▶ [WRITTEN TASK]: From the entries below, copy every line holding the word "this".

------ DATA SHOWN

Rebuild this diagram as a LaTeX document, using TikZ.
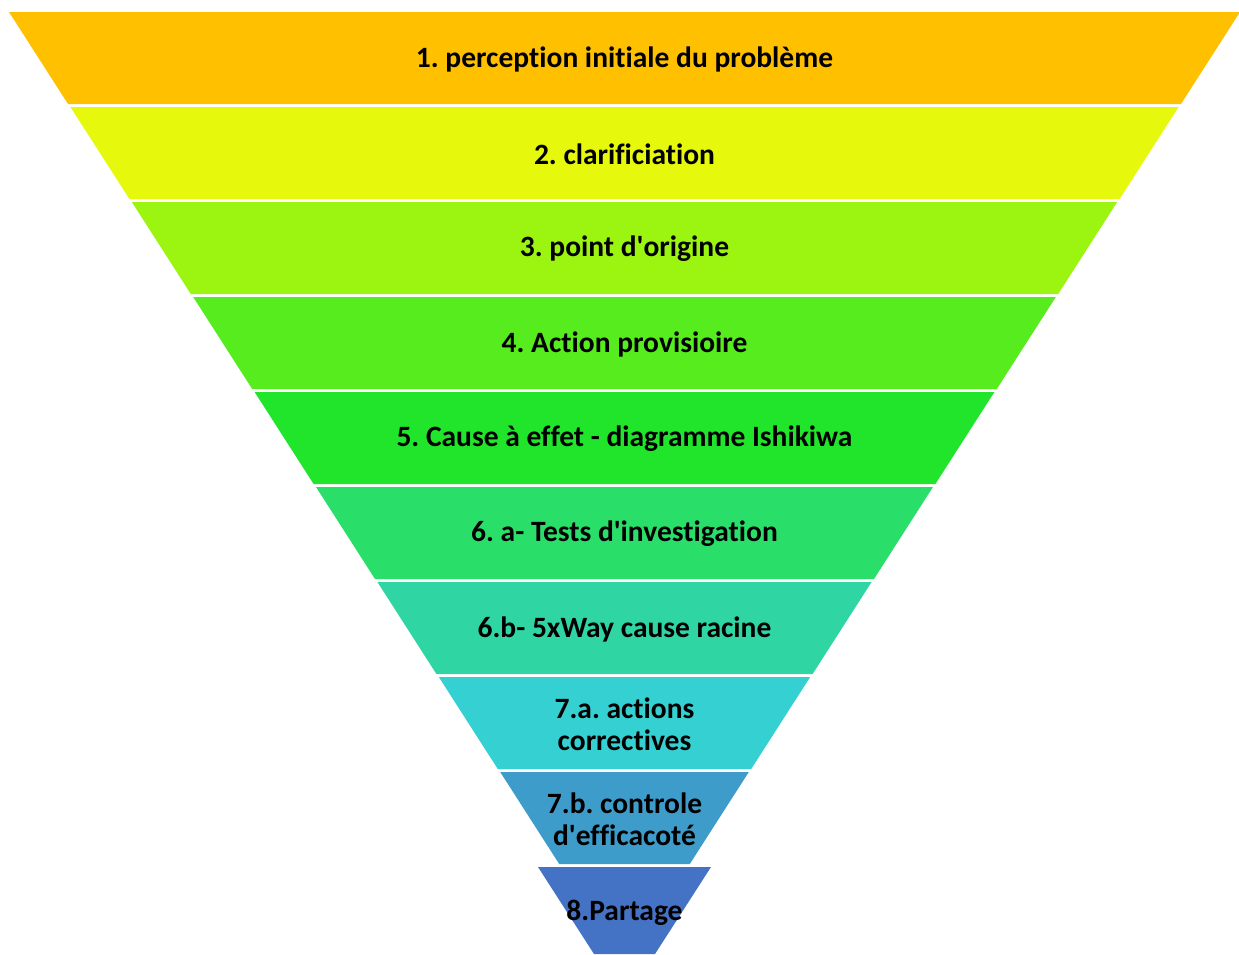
\documentclass[tikz,border=0pt]{standalone}
\usepackage{fontspec}
\setmainfont{Carlito}[Ligatures={NoCommon}]
\definecolor{c1}{HTML}{FFC000}
\definecolor{c2}{HTML}{E6F80B}
\definecolor{c3}{HTML}{9BF511}
\definecolor{c4}{HTML}{57EC1E}
\definecolor{c5}{HTML}{20E52B}
\definecolor{c6}{HTML}{29DF6A}
\definecolor{c7}{HTML}{2FD6A4}
\definecolor{c8}{HTML}{35D0D2}
\definecolor{c9}{HTML}{3E9CCB}
\definecolor{c10}{HTML}{4472C4}
\begin{document}
\frenchspacing
\begin{tikzpicture}[x=1pt,y=-1pt,
  lbl/.style={font=\bfseries\fontsize{29.5}{32}\selectfont, align=center, text=black, inner sep=0pt}]
\useasboundingbox (0,0) rectangle (1239,954);
\foreach \k/\c in {1/c1,2/c2,3/c3,4/c4,5/c5,6/c6,7/c7,8/c8,9/c9}{
  \pgfmathsetmacro{\ty}{12+95*(\k-1)}
  \pgfmathsetmacro{\by}{\ty+92}
  \pgfmathsetmacro{\ht}{615.5-61.4*(\k-1)}
  \pgfmathsetmacro{\hb}{\ht-59}
  \fill[\c] (624.5-\ht,\ty) -- (624.5+\ht,\ty) -- (624.5+\hb,\by) -- (624.5-\hb,\by) -- cycle;
}
\fill[c10] (538,867) -- (711,867) -- (655,954) -- (594,954) -- cycle;
\node[lbl] (t1) at (624.5,59) {1. perception initiale du problème};
\node[lbl] (t2) at (624.5,154) {2. clarificiation};
\node[lbl] (t3) at (624.5,249) {3. point d\textquotesingle origine};
\node[lbl] (t4) at (624.5,344) {4. Action provisioire};
\node[lbl] (t5) at (624.5,439) {5. Cause à effet - diagramme Ishikiwa};
\node[lbl] (t6) at (624.5,534) {6. a- Tests d\textquotesingle investigation};
\node[lbl] (t7) at (624.5,629) {6.b- 5xWay cause racine};
\node[lbl] (t8) at (624.5,724) {7.a. actions\\correctives};
\node[lbl] (t9) at (624.5,819) {7.b. controle\\d\textquotesingle efficacoté};
\node[lbl] (t10) at (624.5,913) {8.Partage};
\end{tikzpicture}
\end{document}
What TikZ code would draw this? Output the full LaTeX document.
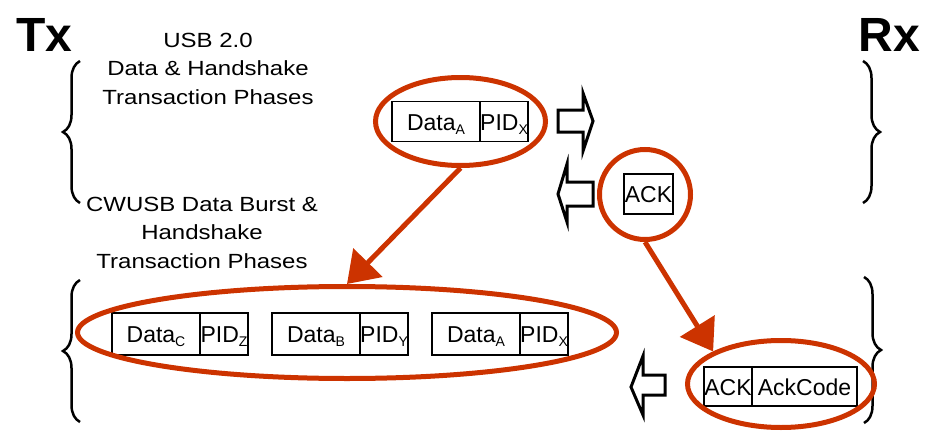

------------

▶ [TASK SOLUTION]:
Rebuild this diagram as a LaTeX document, using TikZ.
What TikZ code would draw this? Output the full LaTeX document.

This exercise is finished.